Note that the snapshot pointed to by the final commit you end up with, whether it’s the last of the rebased commits for a rebase or the final merge commit after a merge, is the same snapshot — it’s only the history that is different. Rebasing replays changes from one line of work onto another in the order they were introduced, whereas merging takes the endpoints and merges them together.

More Interesting Rebases

Your rebase can also replay on something other than the rebase branch. Take a commit history like Figure 3-31, for example. You created a topic branch (server) to add some server-side functionality to your project, and made a commit (C3). Then, you branched off that to make the client-side changes (client) and committed a few times (C4 and C5). Finally, you went back to your server branch and did a few more commits (C6 and C7). Finally, you made a few commits on master (C8 and C9).

Figure 3-31. A history with a topic branch off another topic branch.

Figure 3-31. A history with a topic branch off another topic branch.

Suppose you decide to merge your client-side changes into your master branch for a release, but you want to hold off merging the server-side changes until they’re tested further. You can take the changes on client that aren’t on server (C4 and C5) and replay them onto master by running git rebase --onto.

1 $ git rebase --onto master server client

This basically says, “Check out the client branch, figure out the patches from the common ancestor of the client and server branches, and then replay the patches onto master.” It’s a bit complex but the result, shown in Figure 3-32, is pretty cool.

Figure 3-32. Rebasing a topic branch off another topic branch.

Figure 3-32. Rebasing a topic branch off another topic branch.

Now fast-forward your master branch (see Figure 3-33).

1 $ git checkout master
2 $ git merge client
Figure 3-33. Fast-forwarding your master branch to include the client branch changes.

Figure 3-33. Fast-forwarding your master branch to include the client branch changes.

Let’s say you decide to do the same thing with server. Rebase server onto master without having to check out master first by running git rebase [basebranch] [topicbranch] — which checks out the topic branch (in this case, server) and replays it onto the base branch (master).

1 $ git rebase master server

This replays your server work on top of your master work, as shown in Figure 3-34.

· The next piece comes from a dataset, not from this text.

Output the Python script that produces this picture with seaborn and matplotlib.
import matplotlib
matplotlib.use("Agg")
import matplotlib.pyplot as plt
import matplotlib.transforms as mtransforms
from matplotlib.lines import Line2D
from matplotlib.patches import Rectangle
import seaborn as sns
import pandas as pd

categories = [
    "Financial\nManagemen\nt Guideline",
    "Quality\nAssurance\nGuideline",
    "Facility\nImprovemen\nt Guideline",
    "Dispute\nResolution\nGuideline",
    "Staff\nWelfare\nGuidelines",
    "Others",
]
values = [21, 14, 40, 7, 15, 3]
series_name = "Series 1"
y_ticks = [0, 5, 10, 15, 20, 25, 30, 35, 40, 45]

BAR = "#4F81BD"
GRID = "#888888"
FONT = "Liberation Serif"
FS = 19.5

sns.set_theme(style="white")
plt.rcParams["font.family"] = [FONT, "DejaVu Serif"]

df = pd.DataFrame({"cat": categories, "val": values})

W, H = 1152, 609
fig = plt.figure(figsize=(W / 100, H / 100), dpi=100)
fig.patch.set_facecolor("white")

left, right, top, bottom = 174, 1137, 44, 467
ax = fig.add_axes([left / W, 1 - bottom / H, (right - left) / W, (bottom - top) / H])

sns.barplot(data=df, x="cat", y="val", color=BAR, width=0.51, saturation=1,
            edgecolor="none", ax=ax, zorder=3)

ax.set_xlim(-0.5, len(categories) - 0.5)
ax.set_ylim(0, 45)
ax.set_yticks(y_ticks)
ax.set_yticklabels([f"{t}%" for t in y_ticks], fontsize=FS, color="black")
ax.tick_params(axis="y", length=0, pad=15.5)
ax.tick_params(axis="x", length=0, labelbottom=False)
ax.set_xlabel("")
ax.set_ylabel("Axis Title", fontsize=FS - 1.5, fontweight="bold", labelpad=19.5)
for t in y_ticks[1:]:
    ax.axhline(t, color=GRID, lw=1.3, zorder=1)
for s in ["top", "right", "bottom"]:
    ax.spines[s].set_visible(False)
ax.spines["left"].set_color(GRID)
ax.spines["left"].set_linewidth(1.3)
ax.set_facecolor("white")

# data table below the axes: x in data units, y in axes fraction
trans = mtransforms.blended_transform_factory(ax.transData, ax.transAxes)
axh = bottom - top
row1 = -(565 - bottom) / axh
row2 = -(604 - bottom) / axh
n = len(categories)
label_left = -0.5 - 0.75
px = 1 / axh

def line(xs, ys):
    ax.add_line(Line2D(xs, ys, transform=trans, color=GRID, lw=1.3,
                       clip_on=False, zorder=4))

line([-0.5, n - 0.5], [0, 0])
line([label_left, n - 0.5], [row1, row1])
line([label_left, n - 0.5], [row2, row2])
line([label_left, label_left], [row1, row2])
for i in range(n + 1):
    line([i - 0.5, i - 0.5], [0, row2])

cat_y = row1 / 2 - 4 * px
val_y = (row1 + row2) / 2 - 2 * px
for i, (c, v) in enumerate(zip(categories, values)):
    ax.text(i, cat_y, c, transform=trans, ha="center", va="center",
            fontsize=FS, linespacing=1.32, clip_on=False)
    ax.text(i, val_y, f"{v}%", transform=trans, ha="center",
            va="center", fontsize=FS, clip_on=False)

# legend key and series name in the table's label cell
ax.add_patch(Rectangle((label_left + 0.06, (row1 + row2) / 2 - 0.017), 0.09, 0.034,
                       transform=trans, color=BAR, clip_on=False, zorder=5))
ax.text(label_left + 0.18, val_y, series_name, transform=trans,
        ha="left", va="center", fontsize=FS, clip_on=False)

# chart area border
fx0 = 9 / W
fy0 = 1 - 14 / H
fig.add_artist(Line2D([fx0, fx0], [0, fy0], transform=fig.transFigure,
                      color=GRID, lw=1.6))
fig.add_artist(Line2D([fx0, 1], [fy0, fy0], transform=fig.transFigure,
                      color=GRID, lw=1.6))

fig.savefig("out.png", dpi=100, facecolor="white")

Figure 3-34. Rebasing your server branch on top of your master branch.

Figure 3-34. Rebasing your server branch on top of your master branch.

Then, fast-forward the base branch (master).

1 $ git checkout master
2 $ git merge server

At this point, remove the client and server branches because all the work is contained in master so you don’t need them anymore. This leaves your history looking like Figure 3-35.

1 $ git branch -d client
2 $ git branch -d server
Figure 3-35. Final commit history.

Figure 3-35. Final commit history.

The Perils of Rebasing

Ahh, but the bliss of rebasing isn’t without its drawbacks, which can be summed up in a single line:

Do not rebase commits that you have pushed to a public repository.

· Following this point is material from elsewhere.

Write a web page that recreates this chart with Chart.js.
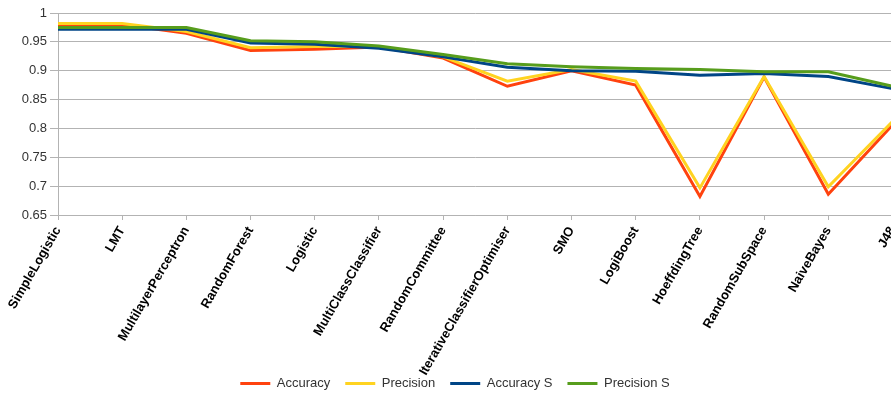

If you follow that guideline, you’ll be fine. If you don’t, people will hate you, and you’ll be scorned by friends and family.

When you rebase, you’re abandoning existing commits and creating new ones that are similar but not exactly the same. If you push commits somewhere and other people pull them and base work on them, and then you rewrite those commits with git rebase and push them again, your collaborators will have to re-merge their work. Things will get messy when you try to pull their work back into yours.

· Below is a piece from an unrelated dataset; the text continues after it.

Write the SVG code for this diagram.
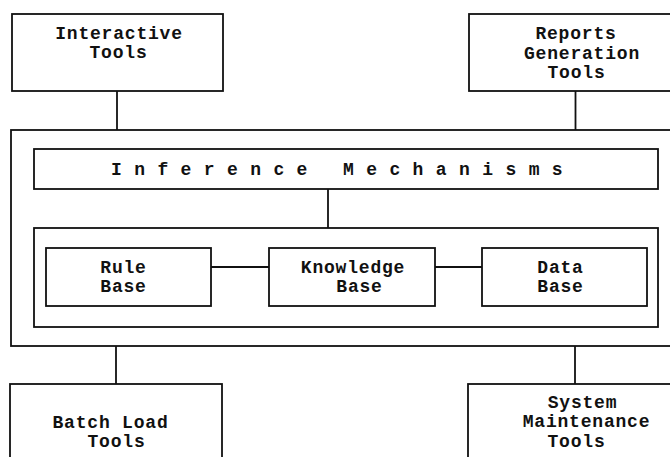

Let’s look at an example of how making rebasing public can cause problems. Suppose you clone from a central server and then do some work. Your commit history looks like Figure 3-36.

Figure 3-36. Clone a repository, and base some work on it.

Figure 3-36. Clone a repository, and base some work on it.

Now, someone else does more work that includes a branch and merge, and pushes that work to the central server. Fetch and merge the new remote branch into your work, making your history look something like Figure 3-37.

Figure 3-37. Fetch more commits, and merge them into your work.

Figure 3-37. Fetch more commits, and merge them into your work.

Next, the person who pushed the merged work decides to go back and rebase their work instead. They do a git push --force to overwrite the history on the server. You then fetch from that server, bringing down the new commits.

Figure 3-38. Someone pushes rebased commits, abandoning commits you’ve based your work on.

Figure 3-38. Someone pushes rebased commits, abandoning commits you’ve based your work on.

At this point, you have to merge this work in again, even though you’ve already done so. Rebasing changes the SHA-1 hashes of these commits so to Git they look like new commits, when in fact you already have the C4 work in your history (see Figure 3-39).

Figure 3-39. You merge in the same work again into a new merge commit.

Figure 3-39. You merge in the same work again into a new merge commit.

You have to merge that work in at some point so you can keep up with the other developers in the future. After you do that, your commit history will contain both the C4 and C4’ commits, which have different SHA-1 hashes but introduce the same work and have the same commit message. If you run git log when your history looks like this, you’ll see two commits that have the same author, date, and message, which will be confusing. Furthermore, if you push this history back to the server, you’ll reintroduce all those rebased commits to the central server, which can further confuse people.

If you treat rebasing as a way to work with commits before you push them, and if you only rebase commits that have never been available publicly, then you’ll be fine. If you rebase commits that have already been pushed publicly, and people may have based work on those commits, then you may be in for some frustrating trouble.

Summary

I’ve covered basic branching and merging in Git. You should feel comfortable creating and switching to new branches, switching between branches, and merging local branches. You should also be able to share your branches by pushing them to a shared server, working with others on shared branches, and rebasing your branches before they’re shared.